Maybe it doesn’t matter who’s better. Maybe we just need to enjoy the game and stop trying to evaluate the games of you and your friends like you’re trying out for Wimbledon.
But you’re not trying out for anything. You’re just a fan of the Minnesota Twins watching the Cleveland Guardians tap the ball back to you, their old-timey pluckiness and outsized confidence sucking all the joy you gain from sports, while kicking you repeatedly in the balls and making you doubt your soundness of mind, as the events play out like some George Will fanfiction:
“Of course the Twins choice to insert their closer into the eighth inning would backfire, as our hero José "the Prizefighter" Ramírez steps to the plate. They said the shift rule would never need to be enforced, but they never met Carlos Correa.”
I mean look, the Guardians have holes all throughout their lineup; their second-best starter has a torn UCL; and their best starter is out for the year for a torn UCL. Their best young pitcher has a torn UCL. Their best fielders don’t play premium defensive positions. They still don’t have much hitting in the outfield. Their center fielder is a shortstop just pretending. But they know how to beat teams with more talent than them. As I write this, Cleveland has just beaten the mighty Orioles 10-8, after their starting pitcher went three innings and allowed six runs.
Last year, the talent disparity almost felt a little closer than it does now, considering Shane Bieber was available the whole year. Naturally, the Guardians won the season series and put a scare into the Twins long after the division should have been decided.
The year before that, they won four or five games against Emilio Pagán alone. And that was before the Twins lost 19 players (approx.) to season-ending injuries.
(It’s quite the opposite of the Twins’ parlays with the Yankees over the years, in which it is pretty clear, in most years, that the Yankees are in another class of talent. But the Yankees don’t play tennis; they play Calvinball or something.)

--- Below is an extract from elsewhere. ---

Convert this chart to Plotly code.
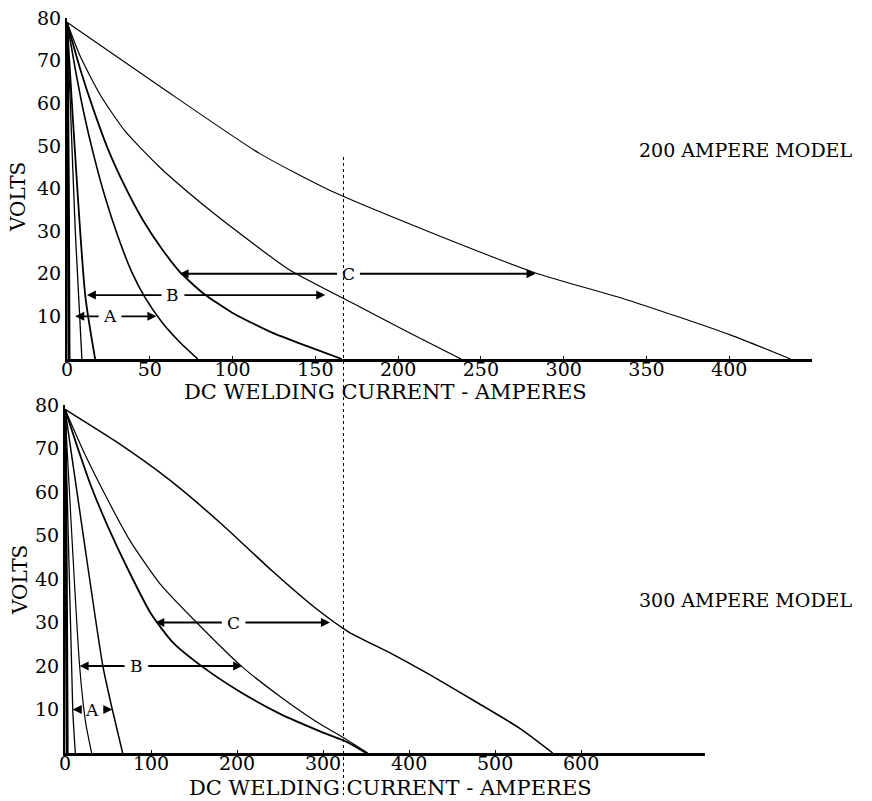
import plotly.graph_objects as go

# ---------------- DATA ----------------
# 200 AMPERE MODEL  (amps, volts)
top_c1_amps = [0, 0.8, 1.2];  top_c1_volts = [79, 40, 0]
top_c2_amps = [0, 2, 5, 9];   top_c2_volts = [79, 60, 30, 0]
top_c3_amps = [0, 11, 17];    top_c3_volts = [79, 15, 0]
top_c4_amps = [0, 5, 10, 16, 23, 31, 39, 47, 57, 68, 79]
top_c4_volts = [79, 68, 58, 48, 38, 28.5, 20.5, 14.5, 8.8, 4, 0]
top_c5_amps = [0, 8, 16, 25, 35, 46, 57, 68, 82, 100, 125, 145, 166]
top_c5_volts = [79, 68, 58.5, 49, 40.5, 32.5, 26, 20.5, 15.5, 10.8, 6, 3, 0]
top_c6_amps = [0, 8, 20, 35, 56, 86, 110, 134, 177, 205, 238]
top_c6_volts = [79, 71, 62, 53.5, 45, 35, 27.8, 21, 12.2, 6.5, 0]
top_c7_amps = [0, 56, 116, 158, 219, 283, 339, 401, 437]
top_c7_volts = [79, 64, 48.3, 39.7, 29.8, 20.2, 13.8, 5.6, 0]

# 300 AMPERE MODEL
bot_c1_amps = [0, 1.5, 2.5];  bot_c1_volts = [79, 40, 0]
bot_c2_amps = [0, 9, 12];     bot_c2_volts = [79, 10, 0]
bot_c3_amps = [0, 17, 24, 31]; bot_c3_volts = [79, 20, 7, 0]
bot_c4_amps = [0, 22, 44, 55, 67]; bot_c4_volts = [79, 49, 20, 10, 0]
bot_c5_amps = [0, 15, 30, 50, 75, 100, 125, 160, 200, 250, 300, 328, 350]
bot_c5_volts = [79, 70, 61.5, 52, 41.5, 32, 25.5, 19.8, 14.5, 9, 4.7, 2.5, 0]
bot_c6_amps = [0, 20, 45, 75, 110, 153, 206, 250, 290, 328, 352]
bot_c6_volts = [79, 70, 60, 49, 39, 30, 19.8, 13, 7.5, 3, 0]
bot_c7_amps = [0, 60, 120, 180, 240, 290, 330, 380, 424, 480, 530, 567]
bot_c7_volts = [79, 71.5, 63, 53, 42, 33.5, 27.8, 22.8, 18, 11.5, 5.5, 0]

# range brackets: (label, volts, start amps, end amps, label amps)
top_ranges = [("A", 10, 5, 54, 26), ("B", 15, 12, 156, 64), ("C", 20, 68, 283, 170)]
bot_ranges = [("A", 10, 9, 55, 31), ("B", 20, 17, 206, 83), ("C", 30, 105, 308, 196)]

top_xticks = [0, 50, 100, 150, 200, 250, 300, 350, 400]
bot_xticks = [0, 100, 200, 300, 400, 500, 600]
yticks = [10, 20, 30, 40, 50, 60, 70, 80]
dotted_line_amps_top = 167

top_model_label = "200 AMPERE MODEL"
bot_model_label = "300 AMPERE MODEL"
x_title = "DC WELDING CURRENT - AMPERES"
y_title = "VOLTS"

# ---------------- FIGURE ----------------
W, H = 872, 801
FONT = "DejaVu Serif"

def px_x(p):
    return p / W

def px_y(p):
    return (H - p) / H

fig = go.Figure()

top_curves = [
    (top_c1_amps, top_c1_volts, 3.0),
    (top_c2_amps, top_c2_volts, 1.3),
    (top_c3_amps, top_c3_volts, 1.8),
    (top_c4_amps, top_c4_volts, 1.6),
    (top_c5_amps, top_c5_volts, 1.8),
    (top_c6_amps, top_c6_volts, 1.2),
    (top_c7_amps, top_c7_volts, 1.1),
]
bot_curves = [
    (bot_c1_amps, bot_c1_volts, 3.0),
    (bot_c2_amps, bot_c2_volts, 1.3),
    (bot_c3_amps, bot_c3_volts, 1.2),
    (bot_c4_amps, bot_c4_volts, 1.5),
    (bot_c5_amps, bot_c5_volts, 1.8),
    (bot_c6_amps, bot_c6_volts, 1.2),
    (bot_c7_amps, bot_c7_volts, 1.5),
]

for xs, ys, w in top_curves:
    fig.add_trace(go.Scatter(x=xs, y=ys, mode="lines", xaxis="x", yaxis="y",
                             line=dict(color="black", width=w, shape="spline", smoothing=0.6),
                             showlegend=False, hoverinfo="skip"))
for xs, ys, w in bot_curves:
    fig.add_trace(go.Scatter(x=xs, y=ys, mode="lines", xaxis="x2", yaxis="y2",
                             line=dict(color="black", width=w, shape="spline", smoothing=0.6),
                             showlegend=False, hoverinfo="skip"))

annotations = []

def add_ranges(ranges, xr, yr, gap):
    for lab, v, a0, a1, al in ranges:
        for head, tail in ((a0, al - gap), (a1, al + gap)):
            annotations.append(dict(x=head, y=v, ax=tail, ay=v, xref=xr, yref=yr,
                                    axref=xr, ayref=yr, text="", showarrow=True,
                                    arrowhead=2, arrowsize=1.0, arrowwidth=1.8,
                                    arrowcolor="black"))
        annotations.append(dict(x=al, y=v, xref=xr, yref=yr, text=lab, showarrow=False,
                                xanchor="center", yanchor="middle",
                                font=dict(family=FONT, size=17, color="black")))

add_ranges(top_ranges, "x", "y", 6)
add_ranges(bot_ranges, "x2", "y2", 12)

def paper_text(px, py, text, size, xanchor="center", angle=0):
    return dict(x=px_x(px), y=px_y(py), xref="paper", yref="paper", text=text,
                xanchor=xanchor, yanchor="middle", textangle=angle, showarrow=False,
                font=dict(family=FONT, size=size, color="black"))

annotations += [
    paper_text(385, 392, x_title, 21),
    paper_text(390, 788, x_title, 21),
    paper_text(18, 197, y_title, 20, angle=-90),
    paper_text(20, 580, y_title, 20, angle=-90),
    paper_text(637, 150, top_model_label, 19, xanchor="left"),
    paper_text(637, 600, bot_model_label, 19, xanchor="left"),
]

shapes = [
    dict(type="line", xref="x", yref="paper", x0=dotted_line_amps_top, x1=dotted_line_amps_top,
         y0=px_y(157), y1=px_y(795), line=dict(color="black", width=1, dash="dot")),
]

axis_common = dict(showgrid=False, zeroline=False, showline=True, linecolor="black",
                   automargin=False, tickfont=dict(family=FONT, size=19, color="black"),
                   fixedrange=True)

fig.update_layout(
    template="none",
    width=W, height=H,
    margin=dict(l=0, r=0, t=0, b=0),
    paper_bgcolor="white", plot_bgcolor="white",
    showlegend=False,
    xaxis=dict(domain=[px_x(67), px_x(812)], range=[0, 450], anchor="y",
               tickvals=top_xticks, ticks="inside", ticklen=3, tickcolor="black",
               ticklabelstandoff=-9, linewidth=2.5, **axis_common),
    yaxis=dict(domain=[px_y(359), px_y(18)], range=[0, 80], anchor="x",
               tickvals=yticks, ticks="", linewidth=2, **axis_common),
    xaxis2=dict(domain=[px_x(65), px_x(705)], range=[0, 744], anchor="y2",
                tickvals=bot_xticks, ticks="inside", ticklen=3, tickcolor="black",
                ticklabelstandoff=-9, linewidth=2.5, **axis_common),
    yaxis2=dict(domain=[px_y(753), px_y(405)], range=[0, 80], anchor="x2",
                tickvals=yticks, ticks="", linewidth=2, **axis_common),
    annotations=annotations,
    shapes=shapes,
)

fig.write_html("out.html", config={"displayModeBar": False},
               post_script="document.body.style.margin='0';document.body.style.overflow='hidden';")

It’s like when Homer Simpson rises to the top of the boxing world because his skull is so thick that everyone gets tired trying to knock him out. The Guardians keep fouling pitches off, extending innings and making nice defensive plays until they look up and the Twins haven’t scored a run in seven innings, and Will Brennan’s two-run tapper down the line in the fifth has won them the game. The Boxcar Twins fall again.
Is it fair? It’s more than fair; the Guardians are operating with about $40 million less in payroll than the Twins have.
Is it good for baseball? Besides José Ramírez’s contract depressing third base salaries for a generation, I’d say it's nice to have a different fundamental approach to the game than most other teams. The fact that they are actually successful means we may get another Michael Lewis book out of the deal. It's fun to see a powerful team like the Orioles or Yankees succumb to death by a thousand paper cuts. If I wasn't a Twins fan, Minnesota-Cleveland matchups would be the absolute best, in terms of pure baseball content. Power versus singles hitters. Athletic Specimen versus 5'7" Kinda Chubby Guy. Two goofy brothers versus three first overall picks.
Is it good baseball? It’s incredible baseball. It's a football team winning entirely because of special teams and turnovers. It's a little blue-collar. It’s Seve Ballesteros combined with Robert Horry. It will make little sense, until we can start quantifying Confidence+ on Fangraphs.
Furthermore, the rise of sports betting has created a certain arrogance in certainty that the Guardians fly in the face of. What passes for analysis these days is saying “Looking at the National League this year, there are thirteen teams that are close to the playoff picture, but it's the top six in the standings that have really impressed thus far.” Teams like the Guardians screw up that recent-results-based calculus, making betting experts and even MLB Network goons have to consider, “well, they are the Guardians.”
That’s beautiful. It would be even prettier if it stayed the [redacted] away from me and my own favorite team.